Increased CO2 levels are causing the ocean floor to dissolve
The chalky white bottom of the deep sea is mostly composed of calcite.
Calcite on the seafloor formed from the decaying remains of corals and shells from marine organisms and the mineral is crucial for combating ocean acidification. It also acts as a neutralizer for the carbon dioxide in the ocean, but as CO2 levels in the atmosphere and ocean increase, calcite’s ability to counter CO2 decreases.
In some regions, carbon dioxide is already dissolving calcite and turning the ocean floor a murky brown, but this is just the tip of the iceberg.
Researchers from McGill University conducted a study examining how CO2 increases would impact calcite and the sea floor.
Because most of the ocean’s CO2 is contained near the surface, the researchers needed to model CO2 dropping down to the seafloor to better project future ocean acidification.

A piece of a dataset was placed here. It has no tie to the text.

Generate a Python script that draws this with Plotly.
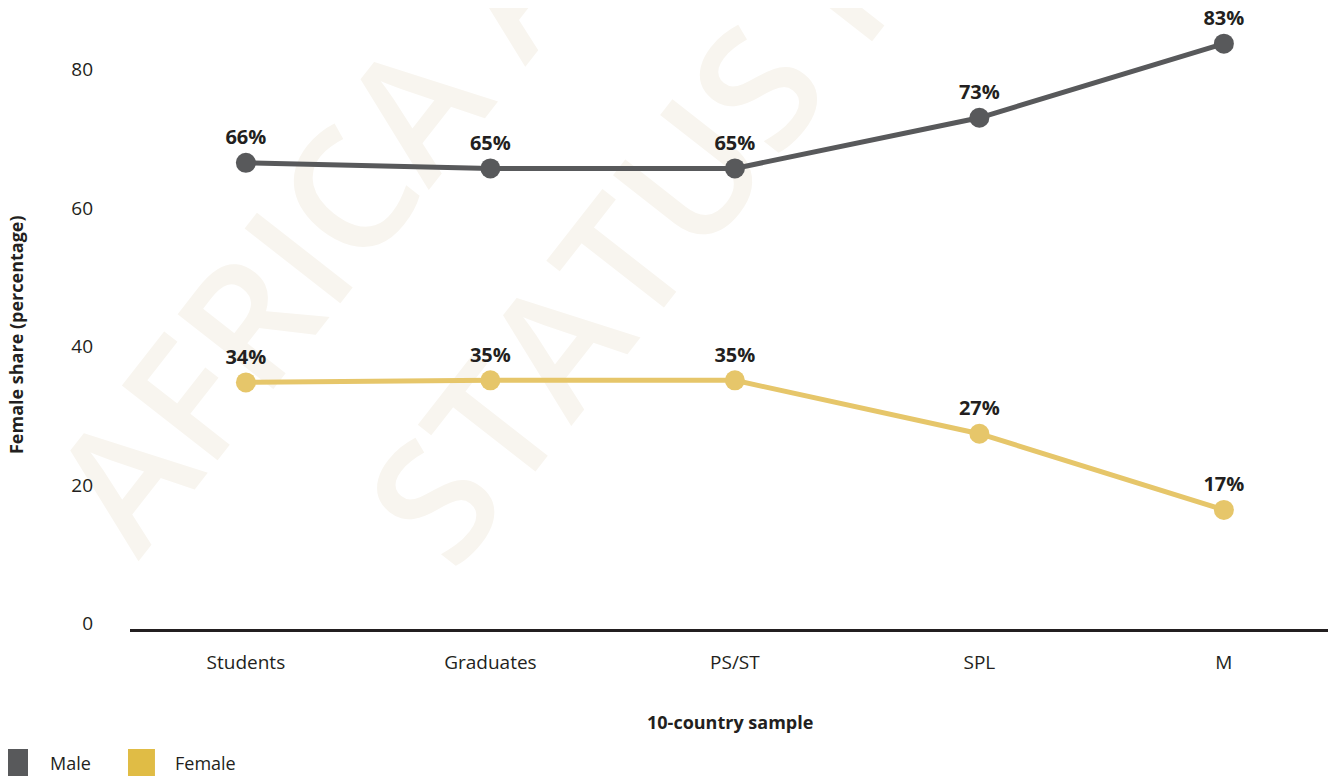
import plotly.graph_objects as go

categories = ["Students", "Graduates", "PS/ST", "SPL", "M"]
male_values = [66.5, 65.7, 65.7, 73.0, 83.7]
female_values = [34.8, 35.1, 35.1, 27.4, 16.4]
male_labels = ["66%", "65%", "65%", "73%", "83%"]
female_labels = ["34%", "35%", "35%", "27%", "17%"]
y_ticks = [0, 20, 40, 60, 80]

MALE = "#58595b"
FEMALE_LINE = "#e6c66a"
FEMALE_KEY = "#e0bc45"
TEXT = "#231f20"
WM = "#f8f5ef"
FONT = "Open Sans"

xs = list(range(len(categories)))

fig = go.Figure()
fig.add_trace(go.Scatter(
    x=xs, y=male_values, mode="lines+markers+text", name="Male",
    line=dict(color=MALE, width=5), marker=dict(color=MALE, size=20),
    text=male_labels, textposition="top center",
    textfont=dict(family=FONT, size=20, color=TEXT, weight="bold"),
    cliponaxis=False, showlegend=False, hoverinfo="skip"))
fig.add_trace(go.Scatter(
    x=xs, y=female_values, mode="lines+markers+text", name="Female",
    line=dict(color=FEMALE_LINE, width=5), marker=dict(color=FEMALE_LINE, size=20),
    text=female_labels, textposition="top center",
    textfont=dict(family=FONT, size=20, color=TEXT, weight="bold"),
    cliponaxis=False, showlegend=False, hoverinfo="skip"))

# watermark
for txt, x0, y0, x1, y1 in [("AFRICA AGRICULTURE", -0.0283, 0.1626, 0.7417, 2.066),
                            ("STATUS REPORT", 0.235, 0.1401, 1.005, 2.0435)]:
    fig.add_shape(type="line", xref="paper", yref="paper", x0=x0, y0=y0, x1=x1, y1=y1,
                  layer="below", line=dict(color="rgba(0,0,0,0)", width=1),
                  label=dict(text=txt, textposition="start", xanchor="left", yanchor="middle",
                             padding=0,
                             font=dict(family=FONT, size=170, color=WM, weight=600)))

# legend keys
for name, color, sx0, sx1, tx in [("Male", MALE, -0.1075, -0.085, -0.0683),
                                  ("Female", FEMALE_KEY, -0.00167, 0.0208, 0.0358)]:
    fig.add_shape(type="rect", xref="paper", yref="paper", x0=sx0, x1=sx1, y0=-0.1932, y1=-0.2383,
                  fillcolor=color, line=dict(width=0))
    fig.add_annotation(text=name, xref="paper", yref="paper", x=tx, y=-0.2158,
                       xanchor="left", yanchor="middle", showarrow=False,
                       font=dict(family=FONT, size=18, color=TEXT))

fig.add_annotation(text="10-country sample", xref="paper", yref="paper", x=0.5, y=-0.1498,
                   xanchor="center", yanchor="middle", showarrow=False,
                   font=dict(family=FONT, size=18, color=TEXT, weight="bold"))
fig.add_annotation(text="Female share (percentage)", xref="paper", yref="paper", x=-0.095, y=0.4734,
                   xanchor="center", yanchor="middle", showarrow=False, textangle=-90,
                   font=dict(family=FONT, size=18, color=TEXT, weight="bold"))

fig.update_xaxes(range=[-0.474, 4.434], tickvals=xs, ticktext=categories,
                 showgrid=False, zeroline=False, showline=True, linecolor=TEXT, linewidth=2.5,
                 ticks="", ticklabelstandoff=14,
                 tickfont=dict(family=FONT, size=19, color=TEXT))
fig.update_yaxes(range=[-0.79, 88.85], tickvals=y_ticks, showgrid=False, zeroline=False,
                 showline=False, ticks="", ticklabelstandoff=36,
                 tickfont=dict(family=FONT, size=19, color=TEXT))

fig.update_layout(width=1328, height=768, margin=dict(l=122, r=6, t=0, b=147),
                  paper_bgcolor="white", plot_bgcolor="white", showlegend=False,
                  font=dict(family=FONT, color=TEXT))

fig.write_html("out.html")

“Because it takes decades or even centuries for CO2 to drop down to the bottom of the ocean, almost all the CO2 created through human activity is still at the surface. But in the future, it will invade the deep-ocean, spread above the ocean floor and cause even more calcite particles at the seafloor to dissolve,” said Olivier Sulpis, lead author of the study.
The researchers needed to develop a model for the deep ocean spread of CO2 to understand how it would affect the seabed and so the research team first created a seafloor microenvironment in a lab setting.
The lab model recreated ocean floor conditions including currents, temperature, sediment compositions, and chemical makeup.
Several experiments were conducted to find out what factors influence calcite dissolution, and the researchers were able to model the time it takes for calcite to dissolve when exposed to high levels of CO2.
Because CO2 levels are increasing with unprecedented speed, the study raises concerns about calcite and ocean acidification. Soon the ocean’s natural barrier against acidification may all but completely dissolve.
“The rate at which CO2 is currently being emitted into the atmosphere is exceptionally high in Earth’s history, faster than at any period since at least the extinction of the dinosaurs,” said Sulpis. “And at a much faster rate than the natural mechanisms in the ocean can deal with, so it raises worries about the levels of ocean acidification in future.”